In 2021, controversy on Twitter surrounding Vaush was prompted by the reemergence of videos in which he justified his past uses of the word nigger and argued that the word is acceptable in certain contexts. Responding to the controversy on his livestream, Kochinski said that earlier statements that he had made had been a failed attempt at being "overly edgy" and that he "no longer stand[s] by" his arguments justifying the use of the word.

Later in 2021, his arguments that kink should be excluded from some pride events for not being family-friendly, and for making pride inaccessible to young questioning queer people were met with divided opinions on social media and criticism from writers for Vox, The Mary Sue, and The Bulwark, though he later renounced his statements, saying "[During the] kink at pride discourse, I said some stuff that I later came to regret. I think that there were some issues I was reactionary on ... kink at pride isn't a problem".

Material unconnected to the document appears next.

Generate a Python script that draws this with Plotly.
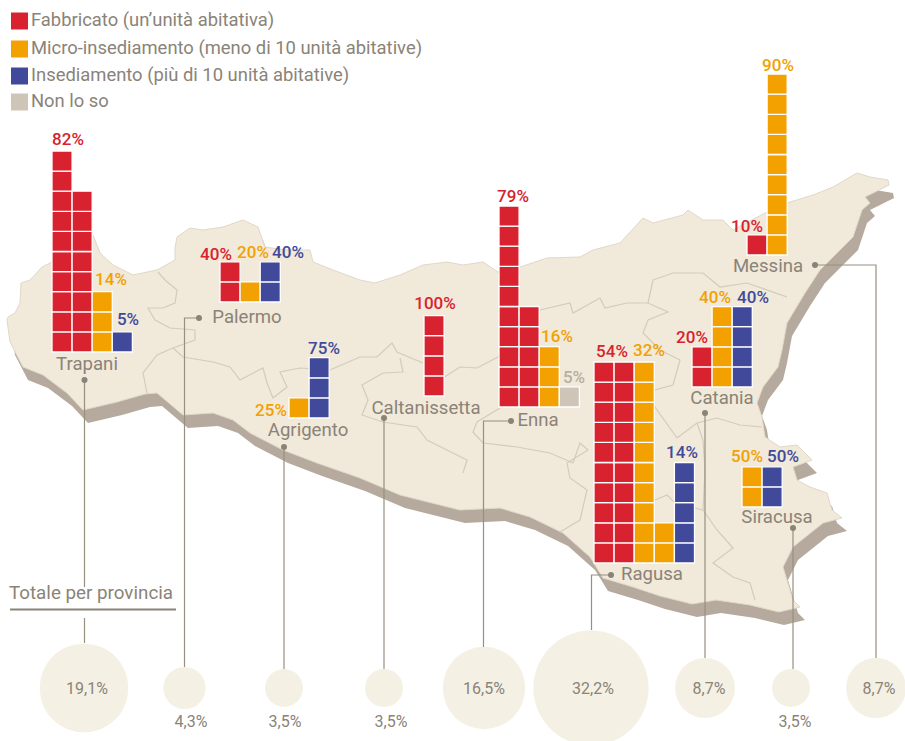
import numpy as np
import plotly.graph_objects as go

# ---------- data ----------
PROVINCES = ["Trapani", "Palermo", "Agrigento", "Caltanissetta", "Enna", "Ragusa", "Catania", "Siracusa", "Messina"]
SERIES = ["Fabbricato (un’unità abitativa)", "Micro-insediamento (meno di 10 unità abitative)",
          "Insediamento (più di 10 unità abitative)", "Non lo so"]
# number of unit squares per province
FABBRICATO_N = [18, 2, 0, 4, 15, 20, 2, 0, 1]
MICRO_N = [3, 1, 1, 0, 3, 12, 4, 2, 9]
INSEDIAMENTO_N = [1, 2, 3, 0, 0, 5, 4, 2, 0]
NONLOSO_N = [0, 0, 0, 0, 1, 0, 0, 0, 0]
# printed percentages
FABBRICATO_PCT = [82, 40, None, 100, 79, 54, 20, None, 10]
MICRO_PCT = [14, 20, 25, None, 16, 32, 40, 50, 90]
INSEDIAMENTO_PCT = [5, 40, 75, None, None, 14, 40, 50, None]
NONLOSO_PCT = [None, None, None, None, 5, None, None, None, None]
TOTALS = [19.1, 4.3, 3.5, 3.5, 16.5, 32.2, 8.7, 3.5, 8.7]

# ---------- layout helpers ----------
COLORS = ["#d8222f", "#f2a100", "#414a9a", "#cfc4b8"]
TEXT = "#8a8378"
LINE = "#97907f"
LAND = "#f1e9d9"
SHADOW = "#b5aa9d"
BORDER = "#d3cbbb"
PITCH = 20.1
CHART_X = [52, 220, 289, 424, 499, 594, 692, 742, 747]
CHART_BOTTOM = [352, 302, 418, 396, 407, 563, 387, 507, 255]
NAME_XY = [(87, 365), (247, 318), (308, 431), (426, 409), (538, 421), (652, 575), (722, 399), (777, 518), (768, 267)]
CIRCLE_X = [84, 184.5, 284, 384, 484, 591, 705, 791, 876]
CIRCLE_Y = 688
TOTAL_LABEL_XY = [(87, 690), (191, 723), (285, 723), (391, 723), (484, 690), (593, 690), (709, 690), (795, 723), (879, 690)]
PCT_XY = {
    0: [(68, 141), (111, 281), (128, 321), None],
    1: [(216, 256), (253, 254), (288, 254), None],
    2: [None, (271, 412), (324, 350), None],
    3: [(435, 305), None, None, None],
    4: [(513, 198), (557, 338), None, (574, 379)],
    5: [(612, 353), (649, 352), (682, 454), None],
    6: [(692, 339), (715, 299), (753, 299), None],
    7: [None, (747, 458), (783, 458), None],
    8: [(747, 228), (778, 67), None, None],
}
LEADERS = [
    ([(84.5, 380), (84.5, 587)], (84.5, 380)),
    ([(199, 318), (184.5, 318), (184.5, 667)], (199, 318)),
    ([(284, 447), (284, 669)], (284, 447)),
    ([(384, 418), (384, 669)], (384, 418)),
    ([(511, 421), (483.5, 421), (483.5, 647)], (511, 421)),
    ([(611, 575), (591.5, 575), (591.5, 630)], (611, 575)),
    ([(705, 413), (705, 658)], (705, 413)),
    ([(793, 528), (793, 669)], (793, 528)),
    ([(815, 265), (876, 265), (876, 658)], (815, 265)),
    ([(84.5, 618), (84.5, 643)], None),
]

LAND_X = [7, 8, 15, 20, 21, 30, 42, 60, 80, 93, 100, 113, 133, 157, 175, 175, 177, 190, 203, 223, 243, 258, 265,
          285, 310, 313, 333, 360, 375, 400, 423, 447, 463, 483, 498, 520, 547, 580, 593, 620, 643, 653, 683, 688,
          703, 723, 733, 767, 787, 813, 833, 857, 870, 888, 889, 865, 870, 862, 853, 833, 820, 805, 787, 782, 778,
          763, 757, 762, 765, 780, 797, 812, 793, 797, 810, 827, 832, 842, 823, 793, 783, 793, 800, 779, 750, 716,
          692, 660, 633, 603, 590, 563, 530, 500, 460, 400, 360, 317, 283, 250, 233, 213, 183, 157, 145, 117, 83, 67,
          43, 23, 10]
LAND_Y = [320, 317, 313, 303, 283, 280, 267, 258, 245, 235, 253, 265, 275, 270, 260, 248, 237, 228, 230, 227, 220,
          227, 247, 250, 250, 262, 270, 280, 283, 275, 265, 262, 265, 262, 272, 267, 258, 257, 250, 243, 218, 223,
          215, 210, 220, 220, 230, 212, 203, 195, 187, 173, 177, 180, 185, 197, 203, 210, 237, 257, 270, 293, 323,
          350, 367, 387, 403, 417, 437, 447, 445, 460, 467, 480, 487, 493, 510, 518, 523, 547, 567, 600, 607, 612,
          605, 600, 604, 596, 587, 578, 557, 533, 517, 508, 510, 495, 478, 463, 450, 433, 420, 413, 415, 393, 394, 402,
          410, 393, 375, 367, 342]
BORDERS = [
    [(158, 272), (165, 280), (177, 290), (175, 303), (163, 308), (148, 308), (155, 320), (170, 328), (195, 330),
     (195, 340), (173, 348), (157, 355), (143, 373), (147, 393)],
    [(173, 348), (183, 357), (213, 362), (230, 367), (240, 380), (263, 368), (267, 383), (273, 398), (287, 387),
     (280, 372), (300, 368), (330, 370), (360, 357), (377, 357), (392, 343), (397, 352), (423, 363)],
    [(400, 358), (403, 372), (383, 373), (362, 385), (368, 400), (362, 415), (383, 422), (417, 427), (427, 440),
     (467, 460), (463, 473)],
    [(443, 378), (460, 367), (477, 368), (498, 357), (510, 340), (505, 300), (518, 292), (498, 272)],
    [(500, 408), (477, 422), (473, 432), (483, 443), (517, 447), (550, 453), (573, 463), (580, 443), (588, 450),
     (567, 463), (570, 478), (587, 490), (580, 520), (560, 532)],
    [(655, 500), (667, 495), (675, 503), (703, 510), (717, 530), (733, 548), (713, 563), (733, 577), (750, 583),
     (755, 600)],
    [(677, 438), (697, 423), (717, 418), (740, 425), (762, 427)],
    [(540, 310), (570, 303), (573, 313), (600, 298), (605, 308), (627, 303), (648, 303), (668, 312), (648, 320),
     (643, 333), (660, 350), (680, 360), (673, 385), (655, 390), (650, 400), (677, 438)],
    [(653, 280), (673, 273), (703, 273), (720, 287), (747, 283), (787, 297)],
    [(653, 280), (648, 303)],
    [(697, 423), (703, 440), (705, 470), (703, 510)],
]


def path(xs, ys, close=True):
    s = "M" + " L".join(f"{x},{y}" for x, y in zip(xs, ys))
    return s + (" Z" if close else "")


shapes = [
    dict(type="path", path=path(np.array(LAND_X) + 5, np.array(LAND_Y) + 13), fillcolor=SHADOW, line=dict(width=0), layer="below"),
    dict(type="path", path=path(LAND_X, LAND_Y), fillcolor=LAND, line=dict(color="#e0d8c8", width=1), layer="below"),
]
for b in BORDERS:
    shapes.append(dict(type="path", path=path(*zip(*b), close=False), line=dict(color=BORDER, width=1.2), layer="below"))
shapes.append(dict(type="line", x0=10, x1=176, y0=609.5, y1=609.5, line=dict(color=TEXT, width=2), layer="below"))

fig = go.Figure()

# ---------- unit-square bars ----------
COUNTS = [FABBRICATO_N, MICRO_N, INSEDIAMENTO_N, NONLOSO_N]
bars = {k: ([], []) for k in range(4)}
for p in range(len(PROVINCES)):
    col = 0
    for s in range(4):
        n = COUNTS[s][p]
        while n > 0:
            take = min(n, 10)
            for i in range(take):
                bars[s][0].append(CHART_X[p] + (col + 0.5) * PITCH)
                bars[s][1].append(CHART_BOTTOM[p] - i * PITCH)
            n -= take
            col += 1
for s in range(4):
    fig.add_trace(go.Bar(x=bars[s][0], y=[-PITCH] * len(bars[s][0]), base=bars[s][1], width=PITCH,
                         marker=dict(color=COLORS[s], line=dict(color="#ffffff", width=1.3)),
                         hoverinfo="skip", showlegend=False))

# ---------- circles ----------
fig.add_trace(go.Scatter(x=CIRCLE_X, y=[CIRCLE_Y] * 9, mode="markers", hoverinfo="skip",
                         marker=dict(size=[2 * np.sqrt(v * 103) for v in TOTALS], sizemode="diameter", color=LAND, line=dict(width=0))))

# ---------- leaders ----------
for pts, dot in LEADERS:
    xs, ys = zip(*pts)
    fig.add_trace(go.Scatter(x=xs, y=ys, mode="lines", line=dict(color=LINE, width=1.2), hoverinfo="skip"))
    if dot:
        fig.add_trace(go.Scatter(x=[dot[0]], y=[dot[1]], mode="markers", marker=dict(size=6, color="#8a8378"), hoverinfo="skip"))

FONT = "Roboto"


def text(x, y, s, color, size, pos="middle center", weight=400):
    fig.add_trace(go.Scatter(x=[x], y=[y], mode="text", text=[s], textposition=pos, hoverinfo="skip",
                             textfont=dict(family=FONT, size=size, color=color, weight=weight)))


# ---------- legend ----------
LEGEND_Y = [21, 49, 76, 102]
fig.add_trace(go.Scatter(x=[19.5] * 4, y=LEGEND_Y, mode="markers", hoverinfo="skip",
                         marker=dict(symbol="square", size=17, color=COLORS, line=dict(width=0))))
for s in range(4):
    text(31, LEGEND_Y[s] + 0.5, SERIES[s], TEXT, 18.4, "middle right")

# ---------- labels ----------
PCTS = [FABBRICATO_PCT, MICRO_PCT, INSEDIAMENTO_PCT, NONLOSO_PCT]
LABEL_COLORS = ["#d8222f", "#f2a100", "#414a9a", "#b9ae9f"]
for p, name in enumerate(PROVINCES):
    text(NAME_XY[p][0], NAME_XY[p][1], name, TEXT, 18.6)
    text(TOTAL_LABEL_XY[p][0], TOTAL_LABEL_XY[p][1], f"{TOTALS[p]}%".replace(".", ","), TEXT, 16)
    for s in range(4):
        if PCTS[s][p] is not None and PCT_XY[p][s]:
            text(PCT_XY[p][s][0], PCT_XY[p][s][1], f"{PCTS[s][p]}%", LABEL_COLORS[s], 17, weight=500)
text(91, 594, "Totale per provincia", TEXT, 18.8)

fig.update_layout(
    width=905, height=741, margin=dict(l=0, r=0, t=0, b=0), showlegend=False,
    paper_bgcolor="white", plot_bgcolor="white", barmode="overlay", shapes=shapes,
    xaxis=dict(range=[0, 905], visible=False, fixedrange=True),
    yaxis=dict(range=[741, 0], visible=False, fixedrange=True),
)
fig.write_html("out.html", config={"displayModeBar": False},
               post_script="document.body.style.margin='0';document.documentElement.style.overflow='hidden';")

Also in 2021, Kochinski received praise from Kotaku for a charity livestream in which he raised over US$200,000 for the Palestine Children's Relief Fund and from The Daily Beast for challenging Tim Pool on the meaning of critical race theory while appearing on his podcast Timcast IRL. He was also positively cited by sociologist Anthony Knowles for successfully communicating sociological ideas to a large audience outside the reach of academic sociologists.